A Wrinkle In Time is unlike any movie in recent memory: over–the–top flashy, completely earnest, audacious. It is a massive, $100 million undertaking that is trying to do a lot, and perhaps this is the reason that many reviews have been negative: it currently has a 3.4/10 rating on IMDb. Critics have had unkind things to say, from ScreenRant’s assertion that it “falls short of reaching the potential of its talented cast and director” to Wall Street Journal calling it a “great disappointment”. A Wrinkle In Time’s detractors are partially right; the movie is by no means perfect. Its detractors are also missing the point, and completely overlooking what makes it a triumph.

With its star–studded lineup and acclaimed director, A Wrinkle In Time has an evident appeal for adults; however, it is unapologetically a movie for children. There are, refreshingly, no cringe–worthy innuendos slipped in for parents like in many other contemporary children’s films, but there is also none of the nuance that is in vogue nowadays. There are obvious good guys—the “Misses”, colorful celestial creatures of light, embodied in human form by Winfrey, Kaling, and Reese Witherspoon—and clear–cut forces of evil, rendered in the form of a dark cloud known simply as “the It.” Love, both self–love and love for others, is celebrated as clean, uncomplicated, and the solution to all things—it is the way to exorcise a quasi–demonic possession, locate a father who has been missing for years, and teleport around the universe. 

Ideologically, A Wrinkle In Time fits snugly into children’s cinema—after all, few kid’s movies lack happy endings. What sets A Wrinkle In Time apart is the honesty of its portrayal of adolescent vulnerability. Meg Murry (played in the film by the talented Storm Reid), has been a stand–in figure to outcasts ever since the book’s publication: not conventionally pretty or talented at school, deeply hurt from the loss of her father, lost, alienated, and angry with the world around her. It would be easy to Disney–ify her angst and render her one makeover away from being a cute, happy genius—but A Wrinkle In Time refuses to. Instead, DuVernay elevates the trials and triumphs of being a teenage girl to a level of cosmic importance. The same staggering realism and beauty she brought to shots of Martin Luther King Jr. in Selma is on display here, in middle school hallways and gym class confrontations. When confronted by the nexus of all evil in the universe, who taunts her with a “prettier” version of herself and tells her “Every bad thing you think about yourself is true,” Meg heartbreakingly and honestly admits to hating herself—and then defeats it by invoking the love that she shares with her younger brother, Charles Wallace, even in spite of her flaws.

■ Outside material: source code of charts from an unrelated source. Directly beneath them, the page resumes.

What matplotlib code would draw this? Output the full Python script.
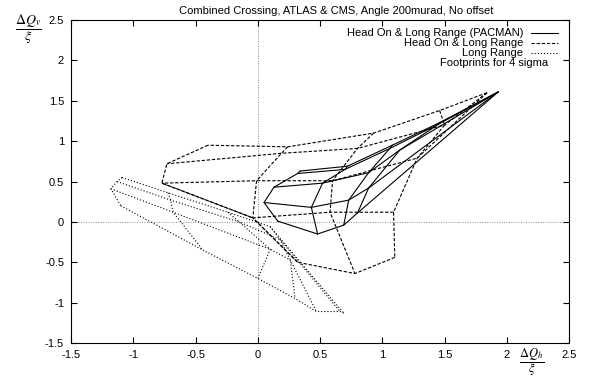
import matplotlib
matplotlib.use("Agg")
import matplotlib.pyplot as plt

plt.rcParams["font.family"] = ["Liberation Sans", "DejaVu Sans"]
plt.rcParams["mathtext.fontset"] = "stix"

nan = float("nan")

title = "Combined Crossing, ATLAS & CMS, Angle 200murad, No offset"
labels = ["Head On & Long Range (PACMAN)", "Head On & Long Range", "Long Range"]
note = "Footprints for 4 sigma"
xticks = [-1.5, -1, -0.5, 0, 0.5, 1, 1.5, 2, 2.5]
yticks = [-1.5, -1, -0.5, 0, 0.5, 1, 1.5, 2, 2.5]

# footprint grids: one row per amplitude step (0 .. 4 sigma), one column per angle
pacman_x = [
    [1.93, 1.93, 1.93, 1.93, 1.93],
    [1.46, 1.45, 1.14, 0.89, 0.80],
    [1.08, 1.06, 0.89, 0.73, 0.69],
    [0.72, 0.70, 0.52, 0.43, 0.48],
    [0.34, 0.32, 0.13, 0.05, 0.16],
]
pacman_y = [
    [1.61, 1.61, 1.61, 1.61, 1.61],
    [1.23, 1.21, 0.89, 0.42, 0.11],
    [0.95, 0.91, 0.61, 0.27, -0.04],
    [0.69, 0.65, 0.48, 0.18, -0.15],
    [0.63, 0.60, 0.43, 0.24, 0.01],
]

headon_x = [
    [1.84, 1.84, 1.84, nan, nan],
    [1.46, 1.50, 1.28, 1.09, 1.10],
    [0.93, 0.80, 0.60, 0.58, 0.78],
    [0.24, 0.19, -0.01, -0.04, 0.32],
    [-0.40, -0.73, -0.77, -0.77, -0.04],
]
headon_y = [
    [1.60, 1.60, 1.60, nan, nan],
    [1.38, 1.20, 0.79, 0.12, -0.44],
    [1.10, 0.91, 0.51, 0.12, -0.64],
    [0.93, 0.85, 0.51, 0.05, -0.50],
    [0.95, 0.72, 0.48, 0.48, 0.05],
]

longrange_x = [
    [-1.09, -1.13, -1.18, -1.10],
    [-0.72, -0.70, -0.68, -0.44],
    [-0.24, -0.15, 0.10, 0.00],
    [0.10, 0.18, 0.26, 0.30],
    [0.69, 0.66, 0.47, 0.47],
]
longrange_y = [
    [0.55, 0.50, 0.41, 0.20],
    [0.36, 0.27, 0.12, -0.35],
    [0.12, 0.00, -0.34, -0.70],
    [-0.06, -0.22, -0.47, -0.95],
    [-1.13, -1.11, -1.11, -1.11],
]

styles = [
    dict(color="black", lw=0.8, linestyle="-"),
    dict(color="black", lw=0.8, dashes=(3, 1.6)),
    dict(color="black", lw=0.8, dashes=(1, 1.8)),
]


def plot_footprint(ax, gx, gy, style):
    for row_x, row_y in zip(gx, gy):
        ax.plot(row_x, row_y, **style)
    for col_x, col_y in zip(zip(*gx), zip(*gy)):
        ax.plot(col_x, col_y, **style)


def draw_key(ax, labels, styles, note):
    y = 0.960
    for label, style in zip(labels, styles):
        ax.text(0.908, y, label, transform=ax.transAxes, ha="right", va="center", fontsize=8)
        ax.plot([0.924, 0.978], [y, y], transform=ax.transAxes, clip_on=False, **style)
        y -= 0.031
    ax.text(0.958, y, note, transform=ax.transAxes, ha="right", va="center", fontsize=8)


fig = plt.figure(figsize=(6.12, 3.79), dpi=100)
ax = fig.add_axes([0.116, 0.095, 0.814, 0.852])

ax.axhline(0, color="#888888", lw=0.7, dashes=(1, 1.5), zorder=0)
ax.axvline(0, color="#888888", lw=0.7, dashes=(1, 1.5), zorder=0)

plot_footprint(ax, pacman_x, pacman_y, styles[0])
plot_footprint(ax, headon_x, headon_y, styles[1])
plot_footprint(ax, longrange_x, longrange_y, styles[2])

ax.set_xlim(-1.5, 2.5)
ax.set_ylim(-1.5, 2.5)
ax.set_xticks(xticks)
ax.set_yticks(yticks)
ax.set_xticklabels(["{:g}".format(t) for t in xticks])
ax.set_yticklabels(["{:g}".format(t) for t in yticks])
ax.tick_params(direction="in", length=4, width=0.8, top=True, right=True, labelsize=8, pad=5)
for s in ax.spines.values():
    s.set_linewidth(0.8)

draw_key(ax, labels, styles, note)

fig.text(0.549, 0.971, title, ha="center", va="center", fontsize=8)
fig.text(0.046, 0.922, r"$\dfrac{\Delta Q_v}{\xi}$", ha="center", va="center", fontsize=10)
fig.text(0.868, 0.044, r"$\dfrac{\Delta Q_h}{\xi}$", ha="center", va="center", fontsize=9)

fig.savefig("out.png", dpi=100)
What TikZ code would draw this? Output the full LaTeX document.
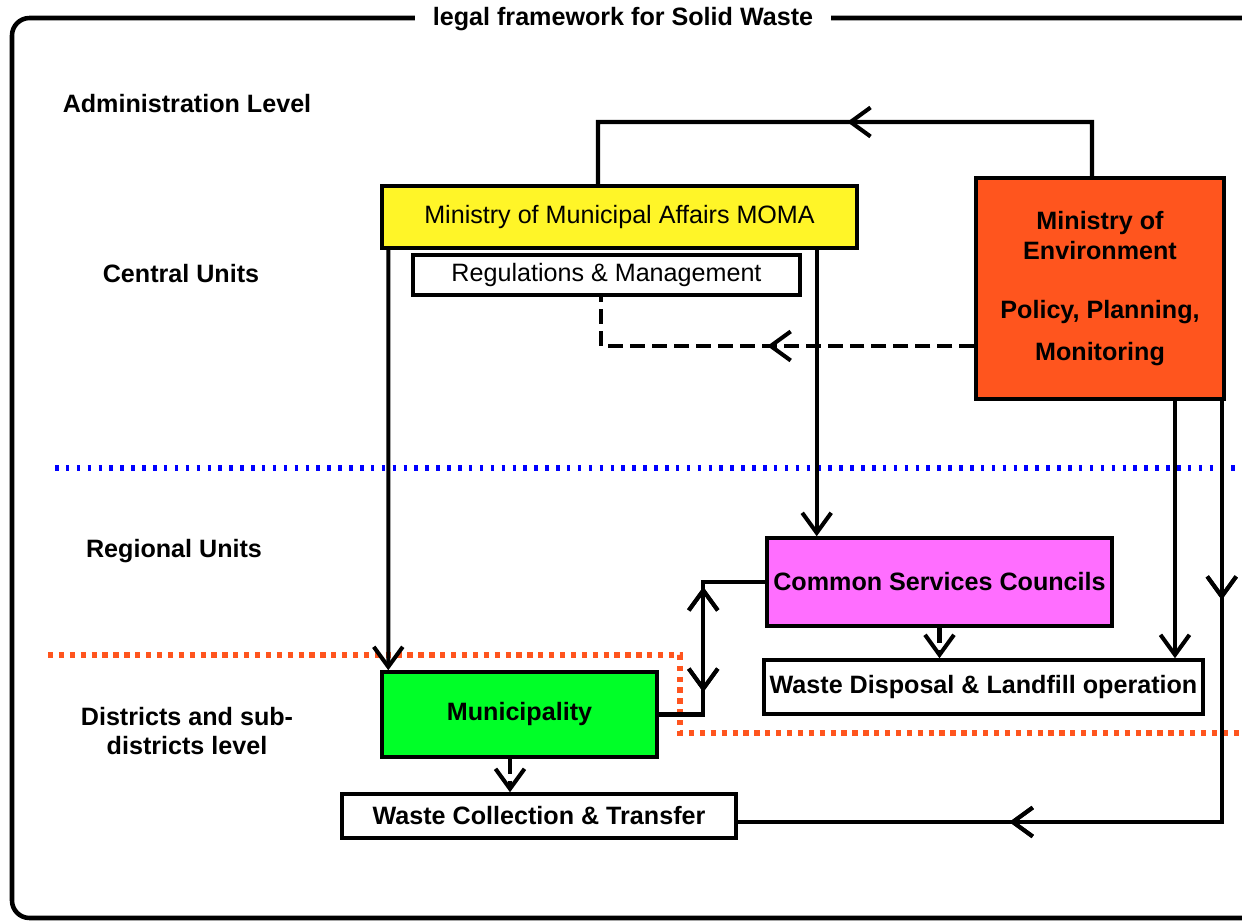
\documentclass[tikz,border=0pt]{standalone}
\usepackage{fontspec}
\setmainfont{Liberation Sans}
\usetikzlibrary{arrows.meta,decorations.markings}

\definecolor{momayellow}{RGB}{255,245,40}
\definecolor{moered}{RGB}{255,85,30}
\definecolor{cscpink}{RGB}{255,110,255}
\definecolor{munigreen}{RGB}{0,255,40}

\def\barb{Straight Barb[length=0.4cm,width=0.58cm]}

\begin{document}
\begin{tikzpicture}[x=0.02cm,y=-0.02cm]
\tikzset{
  txt/.style={font=\fontsize{14.3}{17}\selectfont},
  btxt/.style={font=\fontsize{14.3}{17}\selectfont\bfseries},
  box/.style={draw, line width=2pt, inner sep=0pt},
  link/.style={line width=2.3pt},
  tip/.style={link, -{\barb}},
  mid/.style={postaction={decorate}, decoration={markings, mark=at position #1 with {\arrow{\barb}}}},
  midback/.style={postaction={decorate}, decoration={markings, mark=at position #1 with {\arrowreversed{\barb}}}},
  dash line/.style={link, dash pattern=on 8.5pt off 4pt}
}
\useasboundingbox (0,0) rectangle (1242,922);
\clip (0,0) rectangle (1242,922);

% frame and title
\draw[line width=2.6pt, rounded corners=0.35cm] (12,18) rectangle (1300,918);
\node[btxt, fill=white, inner xsep=0.36cm, inner ysep=2pt] (title) at (623,19) {legal framework for Solid Waste};

% level names
\node[btxt] (adminlvl) at (187,104) {Administration Level};
\node[btxt] (central) at (181,274) {Central Units};
\node[btxt] (regional) at (174,551) {Regional Units};
\node[btxt, align=center] (district) at (187,731) {Districts and sub-\\districts level};

% level separators
\draw[blue, line width=3.5pt, dash pattern=on 2pt off 4.2pt] (55,468) -- (1250,468);
\draw[moered, line width=3.2pt, dash pattern=on 3pt off 3.2pt] (48,655) -- (680,655) -- (680,733) -- (1250,733);

% units
\node[box, txt, fill=momayellow, minimum width=9.5cm, minimum height=1.24cm] (moma) at (619.5,217) {\raisebox{-3pt}{Ministry of Municipal Affairs MOMA}};
\node[box, txt, fill=white, minimum width=7.74cm, minimum height=0.8cm] (regs) at (606.5,275) {Regulations \& Management};
\node[box, btxt, fill=moered, minimum width=4.96cm, minimum height=4.42cm, align=center] (moe) at (1100,288.5)
  {Ministry of\\Environment\\[0.58cm]Policy, Planning,\\[0.24cm]Monitoring};
\node[box, btxt, fill=cscpink, minimum width=6.9cm, minimum height=1.76cm] (csc) at (939.5,582) {Common Services Councils};
\node[box, btxt, fill=white, minimum width=8.78cm, minimum height=1.08cm] (disposal) at (983.5,687) {Waste Disposal \& Landfill operation};
\node[box, btxt, fill=munigreen, minimum width=5.5cm, minimum height=1.7cm] (muni) at (519.5,714.5) {Municipality};
\node[box, btxt, fill=white, minimum width=7.88cm, minimum height=0.88cm] (collect) at (539,816) {Waste Collection \& Transfer};

% links
\coordinate (topbend) at (598,122);
\draw[link, mid=0.49] ([xshift=-0.16cm]moe.north) |- (topbend) -- ([xshift=-0.43cm]moma.north);
\draw[dash line, mid=0.49] ([yshift=-1.15cm]moe.west) -| ([xshift=-0.11cm]regs.south);
\draw[tip] ([xshift=0.16cm]moma.south west) -- ([xshift=0.16cm]muni.north west);
\draw[tip] ([xshift=-0.84cm]moma.south east) -- ([xshift=-0.84cm]moma.south east |- csc.north);
\draw[tip, dash line] (csc.south) -- (csc.south |- disposal.north);
\draw[tip, dash line] ([xshift=-0.19cm]muni.south) -- ([xshift=-0.19cm]muni.south |- collect.north);
\draw[tip] ([xshift=1.5cm]moe.south) -- ([xshift=1.5cm]moe.south |- disposal.north);
\draw[link, mid=0.22, mid=0.7] ([xshift=-0.08cm]moe.south east) |- ([yshift=-0.12cm]collect.east);
\draw[link, midback=0.28, mid=0.72] (csc.west) -- ++(-62,0) |- (muni.east);

\end{tikzpicture}
\end{document}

A Wrinkle In Time takes viewers on a wide–ranging, high–reaching tour of time and space, and tries to say something about the triumph of love in the process. It might sell us a childishly optimistic version of the universe, but in spite of the CGI and questionable physics employed to explain time travel, it presents audiences with a tender and honest portrait of what it is like to be a young person grappling with life’s hardships. It is a movie for children, but somewhere between voyages to other planets and life back home, adults who go to see it might walk out of the theater feeling the same anguish and optimism they did when they were young.